9 thoughts on “Running is hard.

  1. As you know I felt stuck at 5k for upwards of 8 months. I’m slowly working up from there in prep for my 10k.. But I think the most important thing you need to keep in mind is that 5k doesn’t automatically get easier as you improve and increase your distance. Running is running. There are good runs and bad runs, and (to a point) the distance is incidental to that.

    I’m gearing up for a 7.5k tonight, but finishing that is not going to make my next 5k any less of a struggle. That is down to my physical condition, environment, and luck on that particular day. You can’t wait until you are comfortable to move on to the next level or you’ll never get there.

    1. True. Which is why I made myself at least finish the 5K today. But I feel like at some point, the 5K should get somewhat easier, you know? Like how I used to not be able to even run a mile, but a mile is what I would consider easy at this point.

      I also think a lot of that is mental. I need to figure out how to mentally get over the idea of 3 miles being faaaar and think of it as 3 miles is my workout. Just like I look at 30 minutes being my workout on an elliptical. I’m sweaty and tuckered out after my workout, but I don’t think of it as loooong.
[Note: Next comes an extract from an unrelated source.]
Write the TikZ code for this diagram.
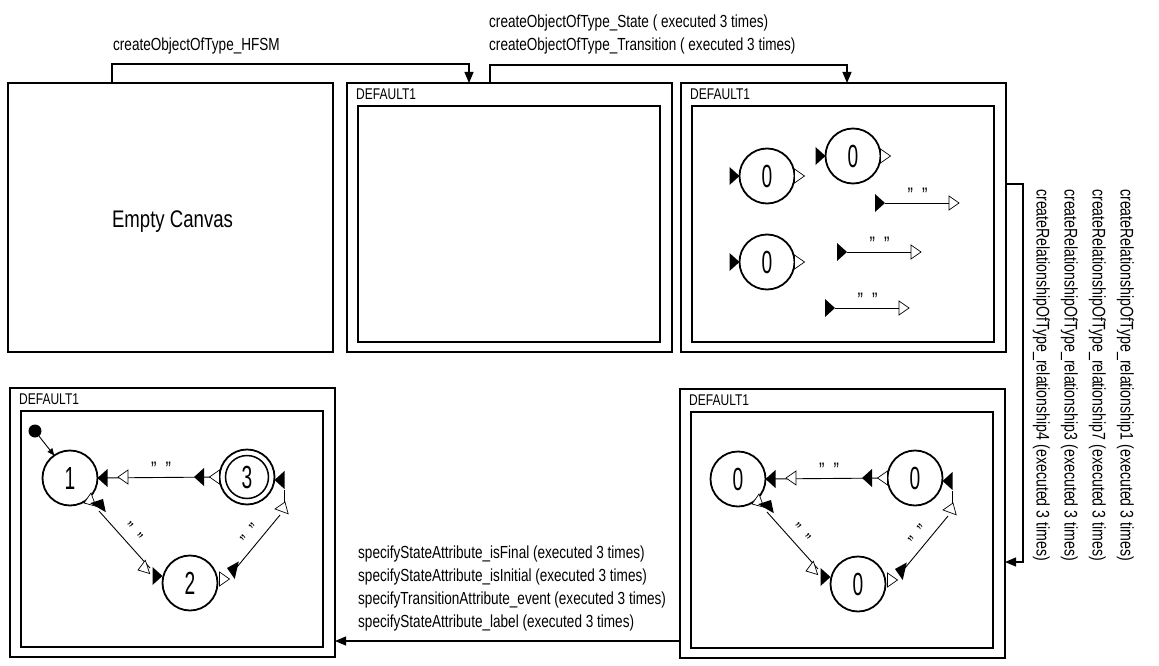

      1. For me it is almost entirely mental. 5k seems easy if that’s not the distance I plan to run that day. If I’m doing a longer run then getting to the 5k mark seems to come more easily than when I set out to run 5k even. It’s the same with timed distances, if I set out to run a solid 30 minutes, then getting past 15 feels easier than if I set out to run just that 15. My brain seems to anticipate the end and send the signal that I am tired relative to that.

        I’m guessing running one mile didn’t get easier until you were were regularly running longer distances. It will probably be the same with 5k..

  2. That is one yummy looking SIAB. I’d take that over froyo and that is saying A LOT. Awesome job on your progress. I like to run, but I don’t have any groundbreaking advice. Just listen to your body. If something hurts or your really just aren’t feeling it, then go easy. If you KNOW have it in you to go harder, but are just being lazy, force yourself to push yourself….you’ll be glad you did. Really, there is nothing worse than taking the time to run, but finish knowing you could have done so much more. Good luck with it!

    1. Thanks for the reply. You’re right about nothing being worse than realizing you could’ve done more. I think I beat myself up worse for that than I do when I miss the gym all together.

  3. Congrats on making it through the 5k!

    I have my first one coming up in a month, so I don’t have much advice to offer. My mental block is the length of time I have to run for… 30 minutes seems so long! But I’ve noticed a slow and steady pace does wonders for me.

    Just keep at it! 🙂

    1. I’ve been working at allowing myself to stay slow. Even if I run a 12 minute mile, I don’t care, as long as I don’t have to stop. In the race environment, however, I ran a 10:44, which I was really happy with. I just wish I could do more of that in daily workouts.

      I don’t have a problem with the time…like, 30 minutes, no problem. It’s the distance. When RunKeeper tweets in my ear…”1.75 miles…” I just start to have a meltdown. Even without RunKeeper, I pay attention to distance intuitively. My brain sucks!

      Good luck on your upcoming race. It is so much more fun than I thought it would be!

  4. Hi, my name is Maddie, and I AM a plateau.

    🙂 No, but seriously, I know where you are coming from. I have good form, good breathing, etc., but I can’t run for more than a few minutes without getting so short of breath I have to walk.

    I DON’T consider myself out of shape. I was a dancer in high school and I can do an intense dance routine for 20 mins with a 5 min break in the middle. I was winded, but I could do it. I can do 30 day shred. I can elliptical at high speeds. I can fly to the tops of tall buildings…alright, no. But you get the idea. And I dunno what is stopping me from running farther, either!

    I’m sorry this comment is no help, but I’m cheering for you!! And when you figure it out…TALK TO ME! Lol. Have a good day 🙂 🙂

    P.S. WOOHOO that you like baseball and not football. Boo football. Gag.